The business model for local economic development programs hasn’t really changed since its inception in the Deep South in the 1930s. Some communities house their job-creation programs under a Chamber of Commerce, but most are conducted through single-purpose Economic Development Corporations (EDCs). Regional organizations have begun to move into the workforce arena, but most are still funded and directed by the traditional group of local real estate, construction, banking, utility and regulatory players, directly involved in or benefiting from the employer transaction side of the equation.
But powerful new demographic forces are changing the physics of the corporate site-selection process, and they will have profound implications for how the economic development game is played at the local and regional level. Declining birth rates, an education system decoupled from the needs of employers, rising life expectancy and the imminent retirement of 75 million baby boomers, mean a structural shortage of the qualified workers needed most by local community economies. The proverbial writing is on the wall; everyone you are going to hire in the next twenty-five years has already been born, and we know how many are passing Algebra II.
This shortage of qualified workers creates a zero-sum labor market, meaning that economic base employers and their host communities will have to prepare to steal talent from their competition, in order to survive and prosper.
As qualified workers become scarcer, the power in the hiring relationship shifts from the employer to the worker. When the economy was awash with qualified workers, job seekers had to go wherever the CEOs wanted to locate the facility – where they found the best combination of factors of production and incentives. From here on out, employers and their site selectors must choose places where they can prove their future workers will want to live – places where they can attract and retain workers at will and keep them from being picked off by their competition.

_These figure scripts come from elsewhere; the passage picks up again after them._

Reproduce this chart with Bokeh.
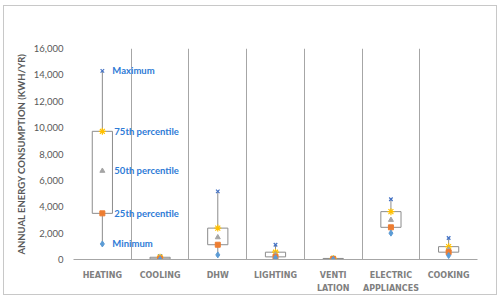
from bokeh.plotting import figure
from bokeh.models import Range1d, FixedTicker
from bokeh.core.properties import value
from bokeh.embed import file_html
from bokeh.resources import INLINE

categories = ["HEATING", "COOLING", "DHW", "LIGHTING", "VENTI\nLATION", "ELECTRIC\nAPPLIANCES", "COOKING"]
minimum = [1180, 10, 350, 130, 10, 2000, 300]
p25 = [3500, 50, 1120, 200, 30, 2440, 555]
p50 = [6720, 100, 1680, 375, 50, 3000, 750]
p75 = [9720, 170, 2380, 555, 80, 3630, 975]
maximum = [14300, 250, 5170, 1120, 140, 4570, 1630]
label_texts = ["Maximum", "75th percentile", "50th percentile", "25th percentile", "Minimum"]
y_ticks = [0, 2000, 4000, 6000, 8000, 10000, 12000, 14000, 16000]

xs = [i + 0.5 for i in range(len(categories))]
hw = 0.175

p = figure(width=494, height=290, x_range=Range1d(0, 7), y_range=Range1d(0, 16000),
           output_backend="svg", toolbar_location=None,
           min_border_left=69, min_border_right=21, min_border_top=42, min_border_bottom=34)
p.styles = {"margin-left": "3px", "margin-top": "5px", "border": "1px solid #c8c8c8"}
p.outline_line_color = None
p.background_fill_color = "white"
p.border_fill_color = "white"

# grid
p.ygrid.grid_line_color = None
p.xgrid.ticker = FixedTicker(ticks=list(range(8)))
p.xgrid.grid_line_color = "#a6a6a6"
p.xgrid.grid_line_width = 1

# x axis
p.xaxis.ticker = FixedTicker(ticks=xs)
p.xaxis.major_label_overrides = {x: c for x, c in zip(xs, categories)}
p.xaxis.major_tick_line_color = None
p.xaxis.minor_tick_line_color = None
p.xaxis.axis_line_color = "#a6a6a6"
p.xaxis.major_label_text_font = "DejaVu Sans"
p.xaxis.major_label_text_font_style = "bold"
p.xaxis.major_label_text_font_size = "8px"
p.xaxis.major_label_text_color = "#808080"
p.xaxis.major_label_text_line_height = 1.55
p.xaxis.major_label_standoff = 5

# y axis
p.yaxis.ticker = FixedTicker(ticks=y_ticks)
p.yaxis.major_label_overrides = {t: f"{t:,}" for t in y_ticks}
p.yaxis.axis_line_color = None
p.yaxis.major_tick_line_color = None
p.yaxis.minor_tick_line_color = None
p.yaxis.major_label_text_font = "Lato"
p.yaxis.major_label_text_font_size = "9.5px"
p.yaxis.major_label_text_color = "#595959"
p.yaxis.major_label_standoff = 4
p.yaxis.axis_label = "ANNUAL ENERGY CONSUMPTION (KWH/YR)"
p.yaxis.axis_label_text_font = "Lato"
p.yaxis.axis_label_text_font_style = "bold"
p.yaxis.axis_label_text_font_size = "9.5px"
p.yaxis.axis_label_text_color = "#595959"
p.yaxis.axis_label_standoff = 4

# boxes and whiskers
p.segment(x0=xs, y0=p75, x1=xs, y1=maximum, line_color="#8c8c8c", line_width=1)
p.segment(x0=xs, y0=minimum, x1=xs, y1=p25, line_color="#8c8c8c", line_width=1)
p.quad(left=[x - hw for x in xs], right=[x + hw for x in xs], bottom=p25, top=p75,
       fill_color="white", fill_alpha=0, line_color="#8c8c8c", line_width=1)

# markers
p.scatter(xs, maximum, marker="x", size=5, line_color="#4472C4", line_width=1.2)
p.scatter(xs, p75, marker="asterisk", size=7, line_color="#FFC000", line_width=1.2)
p.scatter(xs, p50, marker="triangle", size=5, fill_color="#A5A5A5", line_color="#A5A5A5")
p.scatter(xs, p25, marker="square", size=5, fill_color="#ED7D31", line_color="#ED7D31")
p.scatter(xs, minimum, marker="diamond", size=6, fill_color="#5B9BD5", line_color="#5B9BD5")

# annotation labels on heating
ly = [maximum[0], p75[0], p50[0], p25[0], minimum[0]]
p.text(x=[xs[0]] * 5, y=ly, text=label_texts, x_offset=[10, 12, 12, 12, 10],
       text_font=value("Lato"), text_font_style="bold", text_font_size="9.5px",
       text_color="#2E7BD6", text_baseline="middle", text_align="left")

open("out.html", "w").write(file_html(p, INLINE))
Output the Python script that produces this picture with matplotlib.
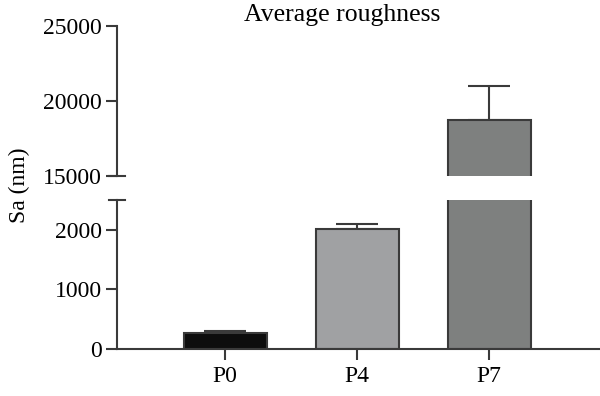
import numpy as np
import matplotlib.pyplot as plt

# data
groups = ["P0", "P4", "P7"]
sa_mean = [265, 2020, 18700]
sa_err = [45, 80, 2300]
bar_colors = ["#0d0d0d", "#a0a1a3", "#7e807f"]

plt.rcParams['font.family'] = ['Liberation Serif', 'DejaVu Serif']
edge = "#3a3a3a"
fs = 17

fig = plt.figure(figsize=(6.0, 3.96), dpi=100)
ax_top = fig.add_axes([0.195, 0.5556, 0.805, 0.3787])
ax_bot = fig.add_axes([0.195, 0.1187, 0.805, 0.3762])

x = np.arange(len(groups))
yerr = [np.zeros(len(sa_err)), sa_err]
for ax in (ax_top, ax_bot):
    ax.bar(x, sa_mean, width=0.63, color=bar_colors, edgecolor=edge,
           linewidth=1.5, zorder=2)
    ax.errorbar(x, sa_mean, yerr=yerr, fmt='none', ecolor=edge,
                elinewidth=1.5, capsize=15, capthick=1.5, zorder=1)
    ax.set_xlim(-0.82, 2.84)
    for s in ("top", "right"):
        ax.spines[s].set_visible(False)
    ax.spines["left"].set_color(edge)
    ax.spines["left"].set_linewidth(1.5)
    ax.tick_params(axis='y', length=8, width=1.5, color=edge, labelsize=fs,
                   pad=3)

ax_top.set_ylim(15000, 25000)
ax_top.set_yticks([15000, 20000, 25000])
ax_top.spines["bottom"].set_visible(False)
ax_top.set_xticks([])

ax_bot.set_ylim(0, 2500)
ax_bot.set_yticks([0, 1000, 2000])
ax_bot.spines["bottom"].set_color(edge)
ax_bot.spines["bottom"].set_linewidth(1.5)
ax_bot.set_xticks(x)
ax_bot.set_xticklabels(groups)
ax_bot.tick_params(axis='x', length=8, width=1.5, color=edge, labelsize=fs,
                   pad=4)

# break marks across the left spine
kw = dict(transform=fig.transFigure, color=edge, linewidth=1.5, clip_on=False)
fig.add_artist(plt.Line2D([0.181, 0.208], [0.5556, 0.5556], **kw))
fig.add_artist(plt.Line2D([0.181, 0.208], [0.4949, 0.4949], **kw))

fig.text(0.570, 0.962, "Average roughness", ha='center', va='center',
         fontsize=18.5)
fig.text(0.032, 0.533, "Sa (nm)", ha='center', va='center', rotation=90,
         fontsize=fs)

fig.savefig("out.png", dpi=100)
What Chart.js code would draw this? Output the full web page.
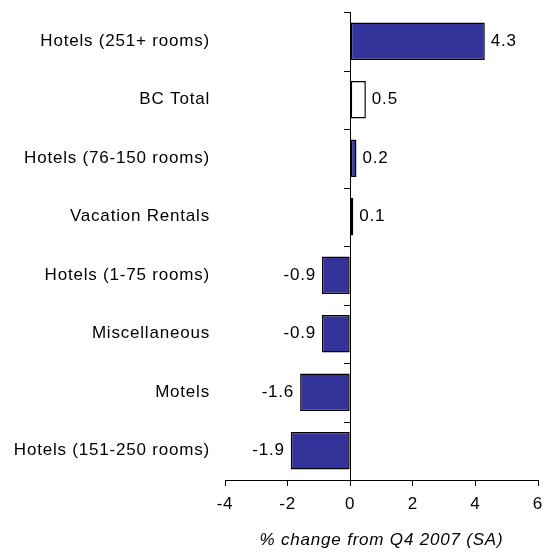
<!DOCTYPE html>
<html>
<head>
<meta charset="utf-8">
<script src="https://cdn.jsdelivr.net/npm/chart.js@4.4.0/dist/chart.umd.min.js"></script>
<style>
html,body{margin:0;padding:0;background:#fff;}
#wrap{width:545px;height:554px;}
</style>
</head>
<body>
<div id="wrap"><canvas id="c" width="545" height="554"></canvas></div>
<script>
const categories = ["Hotels (251+ rooms)","BC Total","Hotels (76-150 rooms)","Vacation Rentals","Hotels (1-75 rooms)","Miscellaneous","Motels","Hotels (151-250 rooms)"];
const values = [4.3, 0.5, 0.2, 0.1, -0.9, -0.9, -1.6, -1.9];
const xTicks = [-4, -2, 0, 2, 4, 6];
const axisTitle = "% change from Q4 2007 (SA)";
const highlight = "BC Total";

const FONT = "'Liberation Sans', Arial, sans-serif";

const fills = categories.map(c => c === highlight ? "#ffffff" : "#333399");

const overlay = {
  id: 'overlay',
  beforeDraw(chart) {
    chart.ctx.letterSpacing = '0.8px';
  },
  afterDatasetsDraw(chart) {
    const ctx = chart.ctx;
    const xs = chart.scales.x, ys = chart.scales.y;
    const x0 = xs.getPixelForValue(0);
    const area = chart.chartArea;
    ctx.save();
    ctx.strokeStyle = "#000";
    ctx.lineWidth = 1;
    ctx.beginPath();
    ctx.moveTo(Math.round(x0) + 0.5, area.top);
    ctx.lineTo(Math.round(x0) + 0.5, area.bottom);
    ctx.stroke();
    const n = categories.length;
    const step = (area.bottom - area.top) / n;
    ctx.beginPath();
    for (let i = 0; i < n; i++) {
      const y = Math.round(ys.getPixelForValue(i) - step / 2) + 0.5;
      ctx.moveTo(Math.round(x0) - 6, y);
      ctx.lineTo(Math.round(x0) + 0.5, y);
    }
    ctx.stroke();
    ctx.fillStyle = "#000";
    ctx.font = "17px " + FONT;
    ctx.textBaseline = "middle";
    const meta = chart.getDatasetMeta(0);
    meta.data.forEach((bar, i) => {
      const v = values[i];
      const txt = v.toFixed(1);
      if (v >= 0) {
        ctx.textAlign = "left";
        ctx.fillText(txt, bar.x + 6, bar.y);
      } else {
        ctx.textAlign = "right";
        ctx.fillText(txt, bar.x - 6, bar.y);
      }
    });
    ctx.restore();
  }
};

new Chart(document.getElementById('c'), {
  type: 'bar',
  data: {
    labels: categories,
    datasets: [{
      data: values,
      backgroundColor: fills,
      borderColor: "#000",
      borderWidth: 1.5,
      borderSkipped: false,
      categoryPercentage: 1,
      barPercentage: 0.64
    }]
  },
  options: {
    indexAxis: 'y',
    responsive: false,
    animation: false,
    devicePixelRatio: 1,
    layout: { padding: { top: 12, right: 7, left: 0, bottom: 0 } },
    plugins: { legend: { display: false }, tooltip: { enabled: false } },
    scales: {
      x: {
        type: 'linear',
        min: -4, max: 6,
        afterBuildTicks: s => { s.ticks = xTicks.map(v => ({ value: v })); },
        afterFit: s => { s.height = 74; s.paddingLeft = 0; s.paddingRight = 0; },
        grid: { display: true, drawOnChartArea: false, drawTicks: true, tickLength: 6, color: "#000", tickColor: "#000" },
        border: { display: true, color: "#000", width: 1 },
        ticks: { color: "#000", font: { family: FONT, size: 17 }, padding: 8, maxRotation: 0 },
        title: { display: true, text: axisTitle, color: "#000", font: { family: FONT, size: 17, style: 'italic' }, padding: { top: 0, bottom: 4 } }
      },
      y: {
        afterFit: s => { s.width = 225; s.paddingTop = 0; s.paddingBottom = 0; },
        grid: { display: false, drawTicks: false },
        border: { display: false },
        ticks: { color: "#000", font: { family: FONT, size: 17 }, padding: 15, autoSkip: false }
      }
    }
  },
  plugins: [overlay]
});
</script>
</body>
</html>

In a labor-constrained market, no amount of incentives will be able to compensate for a community’s inability to grow, attract and retain enough workers.
Until now, workforce development and community development were what happened after seducing a few economic base employers to locate or expand every year. The new jobs forced new workers and their households to migrate in. These new households grew the additional tax base the community needed to improve community quality; better schools, parks, retail, entertainment and cultural amenities. In other words, economic development drove development of the local workforce and community quality. Now this causal order has reversed.
Communities must make themselves interesting and compelling places if they want to attract and hold newly empowered qualified workers. If they do, then the economic base employers they are after will be forced to follow.
Have you ever thought that maybe employers should increase the rate of spending for labor training and development instead of relying solely on the education system and silly, unjustified “incentives”? Your tone often seems to suggest that there is nothing companies can do to address what you describe as a looming skill shortage. If companies want these workers they will have to pay for them.
Also, your analysis seems a bit flawed in that there appears to be, if anything, a problem of overeducation and overqualification in the workforce today, particularly among younger workers (ie, a barista with a Bachelor’s). This, of course, implies a demand-side issue rather than a supply-side “talent” issue. Also, the role of capital displacing the demand for labor is surely a factor here. Would be curious to hear a response.